There was no point in not being honest with him. That’s what all of this process was about now, getting to the truth of things in order to fix it all.
“I know,” he replied as he nodded his head.
Then, after a moment of consideration, he continued down a path I didn’t expect from him.
An open and truthful path.
“I didn’t know it was just pretend, you know,” David said. “I thought that I needed to catch them all in order to be the butterfly king.”
I studied his face as he chiseled away at the puzzle. “I know you did.”
“But it didn’t work out the way that I had expected. I caught them all and put them in my pockets for safekeeping until we were finished. I was waiting until we could count them to see who had won. I thought that when we were all done, I would open my pockets to count them and they would all fly out in some sort of splendid and colorful cloud of flapping wings and that it would be so beautiful to see that you would love it and I would get to be king because I had made you so happy.”
Holy shit, I never knew that part.
I furrowed my brow. “You didn’t know that they would die if you stuffed them all into your pockets?” I asked in surprise.
He shook his head and continued with the puzzle. “No.”
All this time I had thought David’s monstrous intent had started as a small child. I envisioned him as this seething timebomb in a child’s body that was intent on cruelty and destruction simply because he had been the product of two wicked people that had infused his genetic material with no other option than for him to be just like them. I had based my entire notion of who David was on that one incident of butterfly genocide which had haunted my mind for years.
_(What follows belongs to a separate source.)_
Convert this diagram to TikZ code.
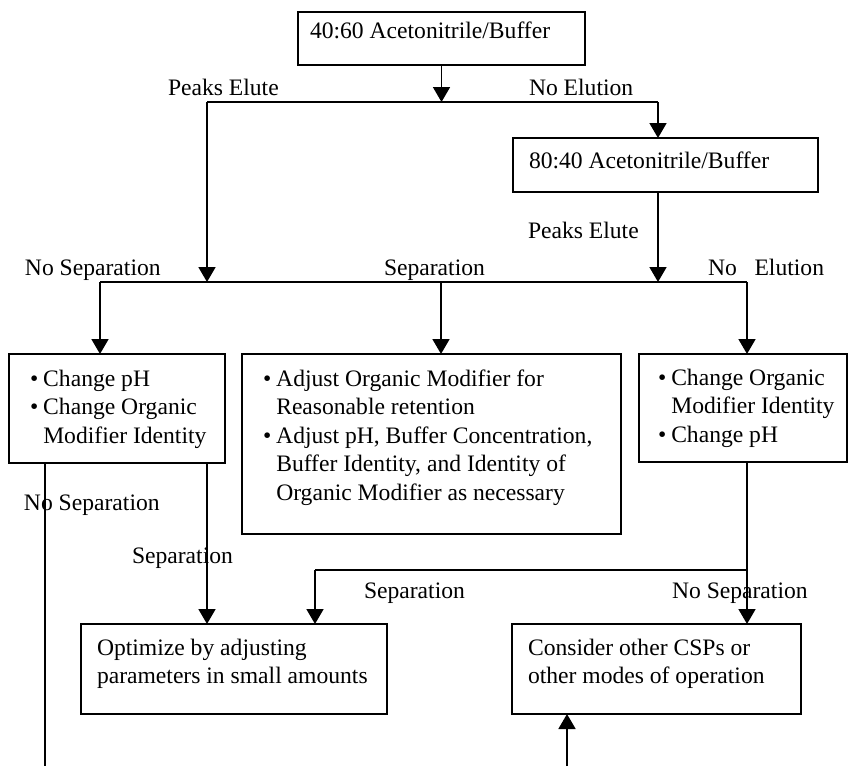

I had thought he had intended to murder, when in fact he had just been trying to give me a fanciful surprise.
David snickered. “I didn’t even care if I had the most or not, I just thought that you would make me the butterfly king simply because you’d be so pleased with the spectacle. I wanted to be king, but I hadn’t wanted to do it in the way it ended up turning out.”
I was no longer paying attention to the puzzle. “But you didn’t look at all upset as you pulled them all out of your pockets and piled them between us on the blanket that day,” I said.
I wanted to understand him, but I also wanted to know that he was being honest with me. And just like the rest of the guys, I wasn’t as quick to trust him as I was to try and forgive him.
His eyes met mine and he shrugged. “What was I supposed to do at that point? If I had freaked out, you would have freaked out even more than you already did. I couldn’t cry, my father had always told me that crying was for sissies and not men. It was too late for me to do anything except count them and win the game. It just wasn’t exactly the way that I had wanted to win,” he said. “You were so upset that you screamed, and your mother came running.”